TASK GOAL
Omitting the pictures, copy exactly each line from the one containing "Reproduce this chart with Plotly." up to and including the one containing "import plotly.graph_objects as go".

MATERIAL PROVIDED
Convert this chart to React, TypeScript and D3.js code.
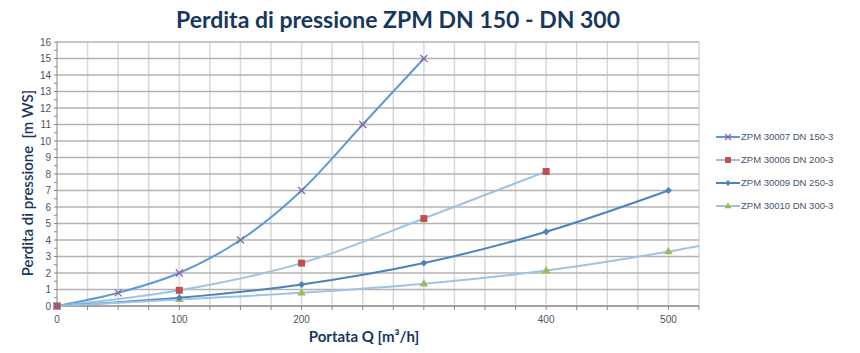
import { useEffect, useRef } from 'react';
import * as d3 from 'd3';

type Pt = [number, number];

const seriesNames = [
  'ZPM 30007 DN 150-3',
  'ZPM 30008 DN 200-3',
  'ZPM 30009 DN 250-3',
  'ZPM 30010 DN 300-3',
];

const dn150: Pt[] = [[0, 0], [50, 0.8], [100, 2], [150, 4], [200, 7], [250, 11], [300, 15]];
const dn200: Pt[] = [[0, 0], [100, 0.95], [200, 2.6], [300, 5.3], [400, 8.15]];
const dn250: Pt[] = [[0, 0], [100, 0.5], [200, 1.3], [300, 2.6], [400, 4.5], [500, 7.0]];
const dn300: Pt[] = [[0, 0], [100, 0.4], [200, 0.8], [300, 1.35], [400, 2.15], [500, 3.3], [600, 4.75]];

const xTickLabels = [0, 100, 200, 400, 500];
const yTicks = d3.range(0, 17);

const lineColors = ['#5b9bd5', '#9dc3e6', '#4f81bd', '#9dc3e6'];
const markerColors = ['#8064a2', '#c0504d', '#4f81bd', '#9bbb59'];
const markerTypes = ['x', 'square', 'diamond', 'triangle'];

export default function App() {
  const svgRef = useRef<SVGSVGElement>(null);

  useEffect(() => {
    document.body.style.margin = '0';
    if (!svgRef.current) return;
    const width = 860;
    const height = 353;
    const margin = { top: 42, right: 161, bottom: 47, left: 57 };
    const innerW = width - margin.left - margin.right;
    const innerH = height - margin.top - margin.bottom;

    const svg = d3.select(svgRef.current);
    svg.selectAll('*').remove();

    const x = d3.scaleLinear().domain([0, 525]).range([0, innerW]);
    const y = d3.scaleLinear().domain([0, 16]).range([innerH, 0]);

    // title
    svg.append('text')
      .attr('x', 398)
      .attr('y', 28)
      .attr('text-anchor', 'middle')
      .attr('font-family', 'Lato, "Open Sans", sans-serif')
      .attr('font-size', '23px')
      .attr('font-weight', 700)
      .attr('fill', '#17375e')
      .text('Perdita di pressione ZPM DN 150 - DN 300');

    const g = svg.append('g').attr('transform', `translate(${margin.left},${margin.top})`);

    g.append('defs').append('clipPath').attr('id', 'plot-clip')
      .append('rect').attr('width', innerW).attr('height', innerH);

    // vertical grid every 25
    g.selectAll('.vgrid')
      .data(d3.range(25, 526, 25))
      .enter()
      .append('line')
      .attr('x1', (d) => x(d))
      .attr('x2', (d) => x(d))
      .attr('y1', 0)
      .attr('y2', innerH)
      .attr('stroke', '#d9d9d9')
      .attr('stroke-width', 1.5);

    // horizontal grid
    g.selectAll('.hgrid')
      .data(yTicks.slice(1))
      .enter()
      .append('line')
      .attr('x1', 0)
      .attr('x2', innerW)
      .attr('y1', (d) => y(d))
      .attr('y2', (d) => y(d))
      .attr('stroke', '#b3b3b3')
      .attr('stroke-width', 1.5);

    // axes
    g.append('line').attr('x1', 0).attr('x2', 0).attr('y1', 0).attr('y2', innerH)
      .attr('stroke', '#868686').attr('stroke-width', 1);
    g.append('line').attr('x1', 0).attr('x2', innerW).attr('y1', innerH).attr('y2', innerH)
      .attr('stroke', '#868686').attr('stroke-width', 1.5);

    // y minor ticks
    g.selectAll('.ytick')
      .data(d3.range(0, 16.01, 0.5))
      .enter()
      .append('line')
      .attr('x1', -3)
      .attr('x2', 0)
      .attr('y1', (d) => y(d))
      .attr('y2', (d) => y(d))
      .attr('stroke', '#868686');

    g.selectAll('.ylabel')
      .data(yTicks)
      .enter()
      .append('text')
      .attr('x', -6)
      .attr('y', (d) => y(d))
      .attr('dy', '0.35em')
      .attr('text-anchor', 'end')
      .attr('font-family', '"Liberation Sans", Arial, sans-serif')
      .attr('font-size', '10px')
      .attr('fill', '#44546a')
      .text((d) => d);

    // x ticks
    g.selectAll('.xtick')
      .data(d3.range(0, 526, 25))
      .enter()
      .append('line')
      .attr('x1', (d) => x(d))
      .attr('x2', (d) => x(d))
      .attr('y1', innerH)
      .attr('y2', innerH + 4)
      .attr('stroke', '#868686');

    g.selectAll('.xlabel')
      .data(xTickLabels)
      .enter()
      .append('text')
      .attr('x', (d) => x(d))
      .attr('y', innerH + 17)
      .attr('text-anchor', 'middle')
      .attr('font-family', '"Liberation Sans", Arial, sans-serif')
      .attr('font-size', '10px')
      .attr('fill', '#44546a')
      .text((d) => d);

    // axis titles
    svg.append('text')
      .attr('x', 364)
      .attr('y', 342)
      .attr('text-anchor', 'middle')
      .attr('font-family', 'Lato, "Open Sans", sans-serif')
      .attr('font-size', '15px')
      .attr('font-weight', 700)
      .attr('fill', '#17375e')
      .text('Portata Q [m³/h]');

    svg.append('text')
      .attr('transform', 'translate(33,183) rotate(-90)')
      .attr('text-anchor', 'middle')
      .attr('font-family', 'Lato, "Open Sans", sans-serif')
      .attr('font-size', '15px')
      .attr('font-weight', 600)
      .attr('fill', '#17375e')
      .attr('xml:space', 'preserve')
      .text('Perdita di pressione  [m WS]');

    const line = d3.line<Pt>()
      .x((d) => x(d[0]))
      .y((d) => y(d[1]))
      .curve(d3.curveMonotoneX);

    const allSeries = [dn150, dn200, dn250, dn300];

    const drawMarker = (sel: d3.Selection<SVGGElement, unknown, null, undefined>, type: string, color: string, cx: number, cy: number, scale = 1) => {
      if (type === 'x') {
        const s = 3.5 * scale;
        sel.append('path')
          .attr('d', `M${cx - s},${cy - s}L${cx + s},${cy + s}M${cx - s},${cy + s}L${cx + s},${cy - s}`)
          .attr('stroke', color).attr('stroke-width', 1.2).attr('fill', 'none');
      } else if (type === 'square') {
        const s = 3.5 * scale;
        sel.append('rect').attr('x', cx - s).attr('y', cy - s).attr('width', 2 * s).attr('height', 2 * s)
          .attr('fill', color);
      } else if (type === 'diamond') {
        const s = 3.5 * scale;
        sel.append('path')
          .attr('d', `M${cx},${cy - s}L${cx + s},${cy}L${cx},${cy + s}L${cx - s},${cy}Z`)
          .attr('fill', color);
      } else {
        const s = 4.5 * scale;
        sel.append('path')
          .attr('d', `M${cx},${cy - s}L${cx + s * 0.95},${cy + s * 0.6}L${cx - s * 0.95},${cy + s * 0.6}Z`)
          .attr('fill', color);
      }
    };

    const plot = g.append('g').attr('clip-path', 'url(#plot-clip)');
    allSeries.forEach((data, i) => {
      plot.append('path')
        .datum(data)
        .attr('fill', 'none')
        .attr('stroke', lineColors[i])
        .attr('stroke-width', 2)
        .attr('d', line);
    });
    const markersG = g.append('g');
    [dn300, dn250, dn200, dn150].forEach((data) => {
      const i = allSeries.indexOf(data);
      data.filter((d) => d[0] <= 525).forEach((d) => {
        drawMarker(markersG, markerTypes[i], markerColors[i], x(d[0]), y(d[1]));
      });
    });

    // legend
    const legend = svg.append('g').attr('transform', 'translate(716,137)');
    seriesNames.forEach((name, i) => {
      const row = legend.append('g').attr('transform', `translate(0,${i * 23})`);
      row.append('line').attr('x1', 0).attr('x2', 24).attr('y1', 0).attr('y2', 0)
        .attr('stroke', lineColors[i]).attr('stroke-width', 2);
      drawMarker(row, markerTypes[i], markerColors[i], 12, 0, 0.85);
      row.append('text')
        .attr('x', 25)
        .attr('y', 0)
        .attr('dy', '0.35em')
        .attr('font-family', '"Liberation Sans", Arial, sans-serif')
        .attr('font-size', '9.5px')
        .attr('fill', '#44546a')
        .text(name);
    });
  }, []);

  return <svg ref={svgRef} width={860} height={353} style={{ display: 'block', background: '#fff' }} />;
}
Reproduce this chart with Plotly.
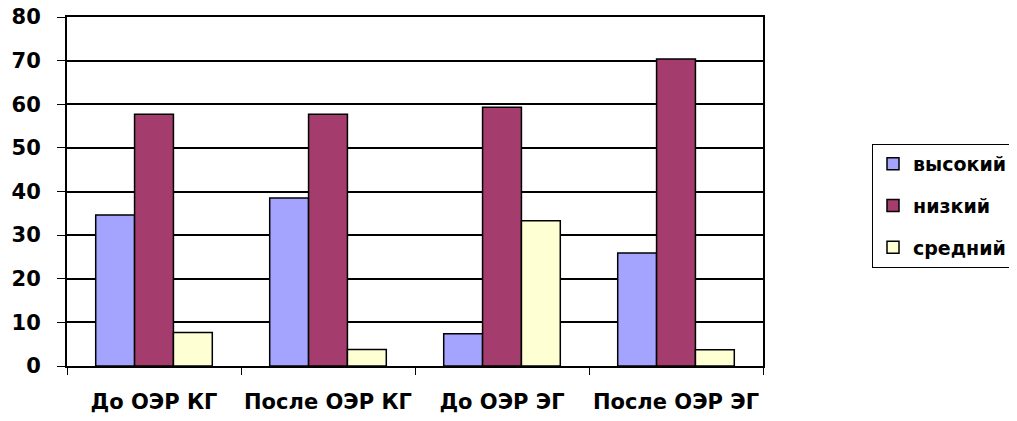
import plotly.graph_objects as go

categories = ["До ОЭР КГ", "После ОЭР КГ", "До ОЭР ЭГ", "После ОЭР ЭГ"]
series_names = ["высокий", "низкий", "средний"]
vysokiy = [34.6, 38.5, 7.4, 25.9]
nizkiy = [57.7, 57.7, 59.3, 70.4]
sredniy = [7.7, 3.8, 33.3, 3.7]
colors = ["#A4A4FF", "#A43C6E", "#FFFFD4"]

fig = go.Figure()
for name, vals, col in zip(series_names, [vysokiy, nizkiy, sredniy], colors):
    fig.add_trace(go.Bar(
        x=categories, y=vals, name=name, legendgroup=name,
        marker=dict(color=col, line=dict(color="black", width=1.5)),
    ))

font_family = "DejaVu Sans"
OFF_X, OFF_Y = 8, 9  # page offset compensation
fig.update_layout(
    width=1017, height=421,
    margin=dict(l=67 - OFF_X, r=254 + OFF_X, t=18 - OFF_Y, b=54 + OFF_Y, autoexpand=False),
    paper_bgcolor="white", plot_bgcolor="white",
    barmode="group", bargap=0.33, bargroupgap=0,
    font=dict(family=font_family, size=20, color="black", weight="bold"),
    legend=dict(
        xref="container", yref="container",
        x=(872 - OFF_X) / 1017, y=1 - (145 - OFF_Y) / 421, xanchor="left", yanchor="top",
        bordercolor="black", borderwidth=1, bgcolor="white",
        font=dict(family=font_family, size=19, color="black", weight="bold"),
        tracegroupgap=14, itemwidth=30,
    ),
    showlegend=True,
)
fig.update_xaxes(
    automargin=False, tickangle=0,
    showline=True, linecolor="black", linewidth=2, mirror=True,
    ticks="outside", tickson="boundaries", ticklen=7, tickcolor="black",
    tickfont=dict(family=font_family, size=21, color="black", weight="bold"),
    ticklabelstandoff=16, ticklabeloverflow="allow",
)
fig.update_yaxes(
    automargin=False,
    range=[0, 80], dtick=10,
    showline=True, linecolor="black", linewidth=2, mirror=True,
    showgrid=True, gridcolor="black", gridwidth=1.5,
    ticks="outside", ticklen=8, tickcolor="black",
    tickfont=dict(family=font_family, size=21, color="black", weight="bold"),
    ticklabelstandoff=12, ticklabeloverflow="allow",
    zeroline=False,
)
fig.write_html("out.html")
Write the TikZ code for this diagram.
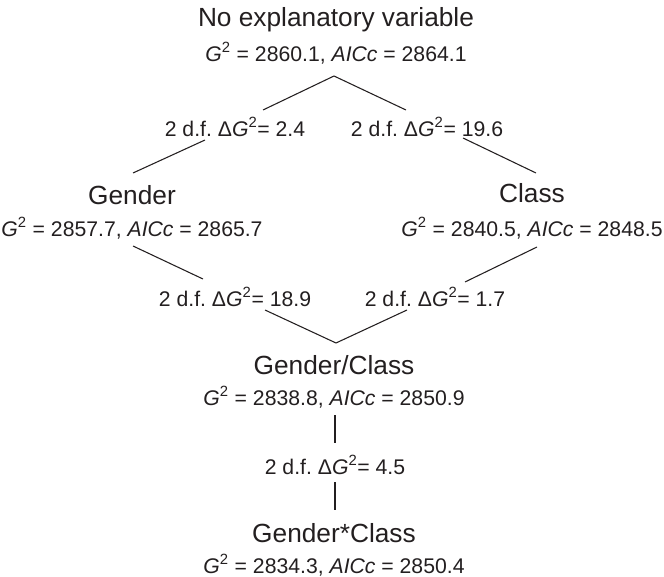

EXERCISE ANSWER
Reproduce this chart with Plotly.
import plotly.graph_objects as go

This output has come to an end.